The region, he maintained, required entrepreneurs, innovators, educators and policy-makers to create in excess of 85 million new jobs that are needed especially for the youth, who make up to 65 percent of the Arab population.
Corporate participants were equally disappointing in their perception and appreciation of the role Islamic finance industry can contribute to employment generation.
In Malaysia for instance, the Islamic finance industry accounts for a 22 percent market share of the total banking sector, but provides over 35 percent of employment in the financial sector. Similarly, the financing and credit the sector extends to the general economy has a multiplier effect on employment in general.
Even Mohamed Al-Mady, vice-chairman and chief executive officer, Saudi Basic Industries Corp. (SABIC), which has already issued three major sukuk issuances, failed to note the growing role Islamic finance is playing as a diversification tool of sources of funding for global and local corporations.

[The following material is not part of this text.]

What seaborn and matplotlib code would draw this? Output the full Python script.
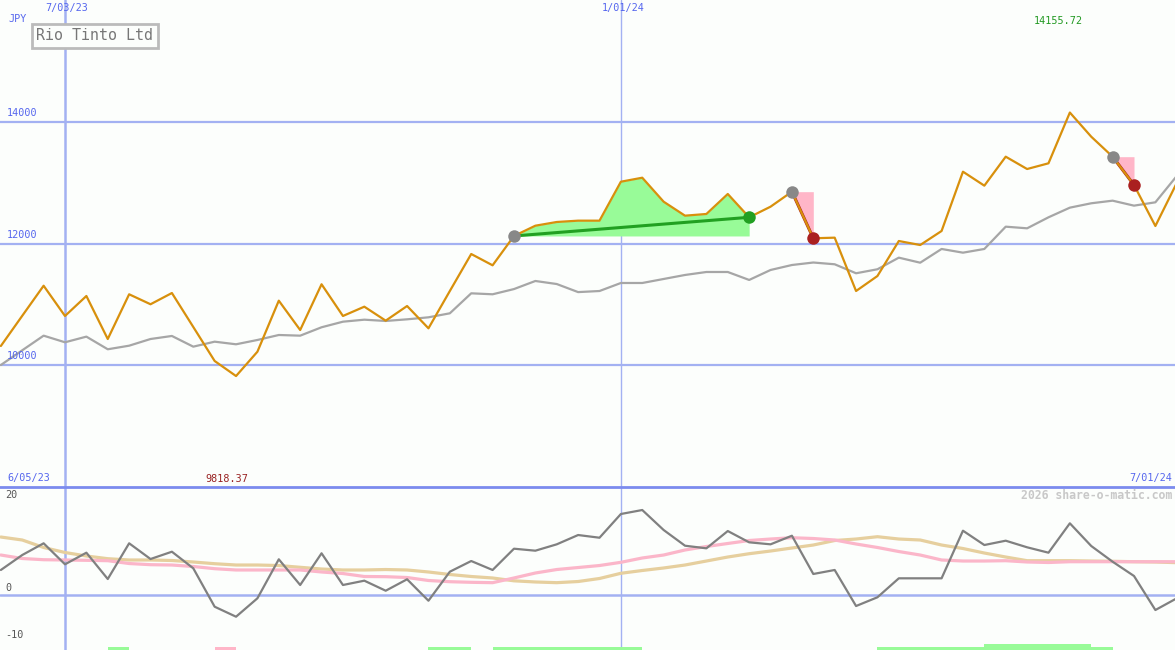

The plenary sessions once again highlighted the increasing lack of efficacy of the WEF as a global platform to discuss the pressing issues faced by the world economies.
Even in the “New models for economic governance, and other sessions, Islamic finance was hardly on the agenda, even though topics such as enhancing institutions; addressing social and economic inequities; and building an inclusive private sector were addressed.
The only fleeting reference to an Islamic financial concept was the institution of Waqf (endowments). “Arabs,” stressed a WEF communiqué, “should identify whatever is valuable in their own heritage and useful to solving today’s problems.
One suggestion was to revive the status and role of the Waqf system, an endowment that not only supports and finances religious services, but also non-religious, charitable services, and which encourages the wealthy to give back to society through donations to the Waqf.”
The WEF has had the odd session on Islamic finance at its forum in Davos in the past. But judging by the transcripts, the level of debate has been woefully superficial and parochial, with the implication that Islamic finance has only got something limited to offer the Muslim countries and not beyond.
This is because the phenomenon has grown rapidly in the Muslim world overt the last decade or so and that it is now getting into the mainstream banking sector in these countries. However, its scope is limited because of various legal, regulatory and market constraints and because its market share of banking system assets is still low compared to the conventional banking sector.